DENVER, CO – On Monday, June 17th, and Tuesday, June 18th, the Colorado Oil and Gas Conservation Commission (COGCC) hosted the first of several special rulemaking hearings to enact the directives of SB 19-181, the ‘Protect Public Welfare Oil and Gas Operations,’ which passed the Colorado Legislature on April 17th. This new law reformed the Commission’s mission to no longer foster oil and gas development, but to regulate oil and gas in such as way as to protect public health, safety, welfare, the environment, and wildlife.
At the hearing, community and environmental groups and individuals who have been impacted by oil and gas drilling in residential areas continued to urge the commission to enact a pause in issuing oil and gas permits until public health and safety research can be assessed and new, more protective rules are complete. Over 1,100 letters have been sent since passage of the new bill urging the Commission and the Polis administration to “pause the permits” while the most protective rules possible are promulgated. Community groups expressed concern that instead of enacting a moratorium the Commission is “putting the cart before the horse” and appears to be trying to speed up fracking permitting by first making the “500 Series” rulemaking regarding procedures and authorizing administrative law judges to settle disputes the first order of business.
Over 60 community and environmental groups applied for formal party status in the SB 19-181 rulemaking process. Presentations were made by parties including 15 oil and gas industry groups and over 30 community and environmental groups.
Oil and gas industry groups moved to strike written prehearing statements submitted by several community groups. The Commission denied that motion, allowing the testimony to stand, but said that many issues presented by community groups were deemed to be “outside the scope of the 500-Series Rulemaking.”
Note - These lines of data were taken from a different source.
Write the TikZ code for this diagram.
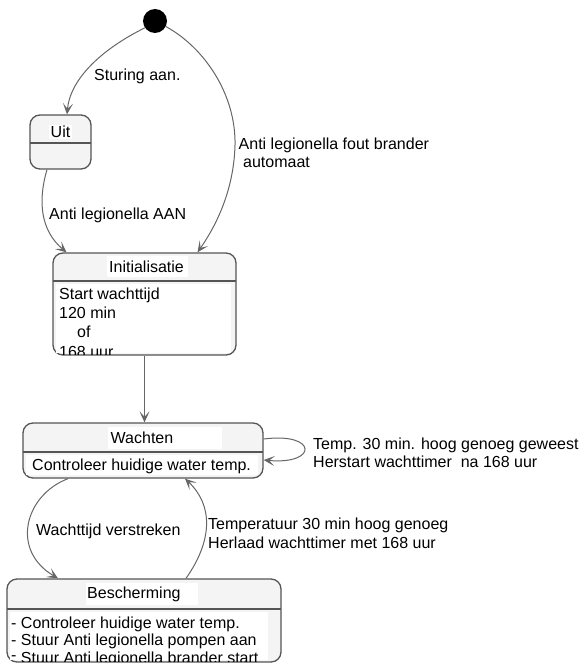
\documentclass[tikz,border=0pt]{standalone}
\usepackage{fontspec}
\setmainfont{Liberation Sans}
\usetikzlibrary{arrows.meta}
\definecolor{edge}{HTML}{555555}
\definecolor{wire}{HTML}{666666}
\definecolor{boxfill}{HTML}{F4F4F4}

\tikzset{
  statebox/.style={draw=edge, line width=1.3pt, rounded corners=10pt, fill=boxfill, inner sep=0pt},
  divider/.style={draw=edge, line width=1.2pt},
  paper/.style={fill=white},
  txt/.style={inner sep=0pt, font=\fontsize{16}{18.5}\selectfont},
  flow/.style={draw=wire, line width=1pt, -{Stealth[length=11pt,width=10pt,inset=5.5pt]}},
}

\begin{document}
\begin{tikzpicture}[x=1pt,y=-1pt]
\useasboundingbox (0,0) rectangle (579,663);

% initial pseudo state
\node[circle, fill=black, inner sep=0pt, minimum size=24pt] (start) at (155,21) {};

% state boxes
\node[statebox, minimum width=61pt,  minimum height=54pt]  (uit)    at (60.5,142)  {};
\node[statebox, minimum width=183pt, minimum height=102pt] (init)   at (144.5,304) {};
\node[statebox, minimum width=240pt, minimum height=55pt]  (wacht)  at (143,450.5) {};
\node[statebox, minimum width=274pt, minimum height=83pt]  (besch)  at (144,620.5) {};

% header / body separators
\draw[divider] (30,143) -- (91,143);
\draw[divider] (53,281) -- (236,281);
\draw[divider] (23,452) -- (263,452);
\draw[divider] (7,609) -- (281,609);

% white text panels
\fill[paper] (49,125) rectangle (72,139);
\fill[paper] (107,256) rectangle (188,277);
\fill[paper] (56,284) rectangle (231,353);
\fill[paper] (108,427) rectangle (222,449);
\fill[paper] (26,455) rectangle (258,475);
\fill[paper] (86,583) rectangle (198,605);
\fill[paper] (10,612) rectangle (268,660);

% state titles
\node[txt, anchor=base] (uitT) at (60.5,137.5) {Uit};
\node[txt, anchor=base west] (initT) at (109,272.5) {Initialisatie};
\node[txt, anchor=base west] (wachtT) at (110.5,443.5) {Wachten};
\node[txt, anchor=base west] (beschT) at (87,598.5) {Bescherming};

% state activities
\begin{scope}
  \clip (54,282) rectangle (235,354);
  \node[txt, anchor=base west] (initA) at (59,299) {Start wachttijd};
  \node[txt, anchor=base west] (initB) at (59,318) {120 min};
  \node[txt, anchor=base west] (initC) at (77,337) {of};
  \node[txt, anchor=base west] (initD) at (59,357.5) {168 uur};
\end{scope}
\node[txt, anchor=base west] (wachtA) at (32,470) {Controleer huidige water temp.};
\begin{scope}
  \clip (8,610) rectangle (280,661.5);
  \node[txt, anchor=base west] (beschA) at (11,628.3) {- Controleer huidige water temp.};
  \node[txt, anchor=base west] (beschB) at (11,645.8) {- Stuur Anti legionella pompen aan};
  \node[txt, anchor=base west] (beschC) at (11,663.3) {\raisebox{2.5pt}{-} Stuur Anti legionella brander start};
\end{scope}

% transitions
\draw[flow] (start.214) .. controls (100,50) and (70,80) .. ([xshift=6.5pt]uit.north);
\draw[flow] (start.333) .. controls (205,48) and (236,95) .. (235,145)
            .. controls (234,185) and (220,220) .. ([xshift=53pt]init.north);
\draw[flow] ([xshift=-13.5pt]uit.south) .. controls (38,200) and (40,230) .. ([xshift=-78pt]init.north);
\draw[flow] (init.south) -- (init.south |- wacht.north);
\draw[flow] ([yshift=11.5pt]wacht.east) .. controls (318,432) and (318,465) .. ([yshift=-9.5pt]wacht.east);
\draw[flow] ([xshift=-75pt]wacht.south) .. controls (25,495) and (10,550) .. ([xshift=-86pt]besch.north);
\draw[flow] ([xshift=42pt]besch.north) .. controls (213,540) and (213,505) .. ([xshift=42pt]wacht.south);

% transition labels
\node[txt, anchor=base west] (lSturing) at (94,81) {Sturing aan.};
\node[txt, anchor=base west] (lFout1) at (238.5,149.5) {Anti legionella fout brander};
\node[txt, anchor=base west] (lFout2) at (243,167.5) {automaat};
\node[txt, anchor=base west] (lAan) at (49,219) {Anti legionella AAN};
\node[txt, anchor=base west] (lLoop1) at (313,449) {Temp. 30 min. hoog genoeg geweest};
\node[txt, anchor=base west] (lLoop2) at (313,467.7) {Herstart wachttimer\ \ na 168 uur};
\node[txt, anchor=base west] (lVerstr) at (36,535.5) {Wachttijd verstreken};
\node[txt, anchor=base west] (lTemp1) at (208,529) {Temperatuur 30 min hoog genoeg};
\node[txt, anchor=base west] (lTemp2) at (208,548) {Herlaad wachttimer met 168 uur};
\end{tikzpicture}
\end{document}
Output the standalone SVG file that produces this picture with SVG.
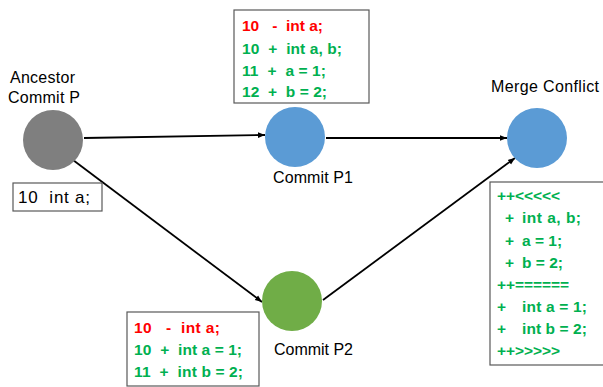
<svg xmlns="http://www.w3.org/2000/svg" width="603" height="387" viewBox="0 0 603 387">
<defs>
<marker id="ah" markerWidth="8" markerHeight="8" refX="7" refY="4" orient="auto" markerUnits="userSpaceOnUse">
<path d="M0,1.2 L7,4 L0,6.8 Z" fill="#000"/>
</marker>
<style>
.lbl{font-family:"Liberation Sans",Arial,sans-serif;font-size:16px;fill:#000}
.code{font-family:"Liberation Sans",Arial,sans-serif;font-size:15.5px;font-weight:bold}
.red{fill:#ff0000}
.grn{fill:#00b050}
.box{fill:#fff;stroke:#595959;stroke-width:1.2}
.conn{stroke:#000;stroke-width:1.8;fill:none;marker-end:url(#ah)}
</style>
</defs>
<rect width="603" height="387" fill="#fff"/>
<g id="connectors">
<line class="conn" x1="84" y1="138" x2="265" y2="135"/>
<line class="conn" x1="326" y1="138" x2="507" y2="138"/>
<line class="conn" x1="73" y1="160" x2="262" y2="302"/>
<line class="conn" x1="323" y1="300" x2="515" y2="158"/>
</g>
<g id="ancestor">
<text class="lbl" x="10" y="83" textLength="65">Ancestor</text>
<text class="lbl" x="8" y="103" textLength="72">Commit P</text>
<circle cx="53" cy="140" r="30" fill="#7f7f7f"/>
<rect class="box" x="13" y="183" width="89" height="28"/>
<text class="lbl" x="18" y="203" style="font-size:17px" textLength="72" xml:space="preserve">10  int a;</text>
</g>
<g id="p1">
<circle cx="295" cy="137" r="30" fill="#5b9bd5"/>
<text class="lbl" x="273" y="183" textLength="80">Commit P1</text>
<rect class="box" x="234" y="10" width="135" height="93"/>
<text class="code red" x="242" y="31" textLength="81" xml:space="preserve">10   -  int a;</text>
<text class="code grn" x="242" y="54" textLength="100" xml:space="preserve">10  +  int a, b;</text>
<text class="code grn" x="242" y="76" textLength="84" xml:space="preserve">11  +  a = 1;</text>
<text class="code grn" x="242" y="97" textLength="85" xml:space="preserve">12  +  b = 2;</text>
</g>
<g id="p2">
<circle cx="292" cy="301" r="30" fill="#70ad47"/>
<text class="lbl" x="274" y="355" textLength="79">Commit P2</text>
<rect class="box" x="127" y="312" width="132" height="74"/>
<text class="code red" x="134" y="333" textLength="86" xml:space="preserve">10   -  int a;</text>
<text class="code grn" x="134" y="355" textLength="108" xml:space="preserve">10  +  int a = 1;</text>
<text class="code grn" x="134" y="377" textLength="109" xml:space="preserve">11  +  int b = 2;</text>
</g>
<g id="merge">
<circle cx="537" cy="138" r="30" fill="#5b9bd5"/>
<text class="lbl" x="491" y="92" textLength="108">Merge Conflict</text>
<rect class="box" x="490" y="182" width="118" height="183"/>
<text class="code grn" x="497" y="201" textLength="63">++&lt;&lt;&lt;&lt;&lt;</text>
<text class="code grn" x="505" y="223">+</text><text class="code grn" x="522" y="223" textLength="59">int a, b;</text>
<text class="code grn" x="505" y="246">+</text><text class="code grn" x="522" y="246">a = 1;</text>
<text class="code grn" x="505" y="268">+</text><text class="code grn" x="522" y="268">b = 2;</text>
<text class="code grn" x="497" y="290" textLength="72">++======</text>
<text class="code grn" x="497" y="312">+</text><text class="code grn" x="522" y="312" textLength="65">int a = 1;</text>
<text class="code grn" x="497" y="334">+</text><text class="code grn" x="522" y="334" textLength="65">int b = 2;</text>
<text class="code grn" x="497" y="356" textLength="63">++&gt;&gt;&gt;&gt;&gt;</text>
</g>
</svg>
Community groups insisted that the continued permitting and the current process of 500 Series Rulemaking is out of order, potentially illegal and not meeting the COGCC’s new mission post passage of SB 19-181. They demanded that the Commission must first evaluate research and promulgate rules regarding substantive (rather than procedural) issues, such as well density in neighborhoods, cumulative impacts on air quality and the climate crisis, forced pooling, and financial risks of proposed projects, whether industry bonding is sufficient to cover the full cost of oil and gas activities from inception to remediation, and to allow for more impacted community input in the process.
“SB181 precludes new drilling permits until rulemaking ensures the public interest and environment is not being sacrificed. The Series 500 rulemaking is hopelessly out of sequence,” said Phil Doe of Be The Change – USA. Since January of this year, 1,199 oil and gas permits have been approved, with over 600 of them approved since March 1st introduction of SB 19-181. Since the passage of the bill, 87 permits have been approved.
Citing Colorado’s air quality as being three times worse than Beijing’s and the fact that air quality in Colorado regularly fails federal ozone standards, other groups called for continuous air quality monitoring mandated by the new law, calling for independent monitoring that is verifiable with state oversight to preclude tampering.
“On the state level, Colorado has been out of compliance with ozone levels for years and a large percent of ozone is attributable to oil and gas operations,” shared Harv Teitelbaum, Physicians for Social Responsibility. “The American Public Health Association advises ‘Because unconventional oil and gas extraction poses a range of known and unknown risks to public health and the environment, including risks to drinking water, air quality and worker health, (it) recommends that unconventional oil and gas development cease and that a strategic phase-out of existing development be encouraged where possible.’”
New commissioners were appointed by Governor Polis on May 17 to meet the requirements of SB 19-181, which reduces the mandated number of oil and gas industry commission members from three to one and increases representation from health and environmental or wildlife professionals on the commission. Over the past year alone, hundreds of local residents have given over 45 hours of testimony in support of greater protections from residential, industrial oil and gas operations at COGCC hearings and over 1,100 complaints were filed.
“Community groups that have been fighting for years to protect our health, safety, and the environment, including our global climate, from the dangers of fracking had high hopes with passage of SB19-181. Unfortunately, the Commission has so far refused to even pause permitting while promulgating new rules, despite public outcry to do so,” said Micah Parkin, Executive Director of 350 Colorado. “Instead they seem more interested in expediting the permitting process by focusing first on the 500 series rather than doing the necessary research and rulemaking to ensure that Coloradans’ health and safety are protected. This is a disappointing blow, and the Commission should expect a growing public fury if they do not begin taking their new mission more seriously. Coloradans are counting on them.”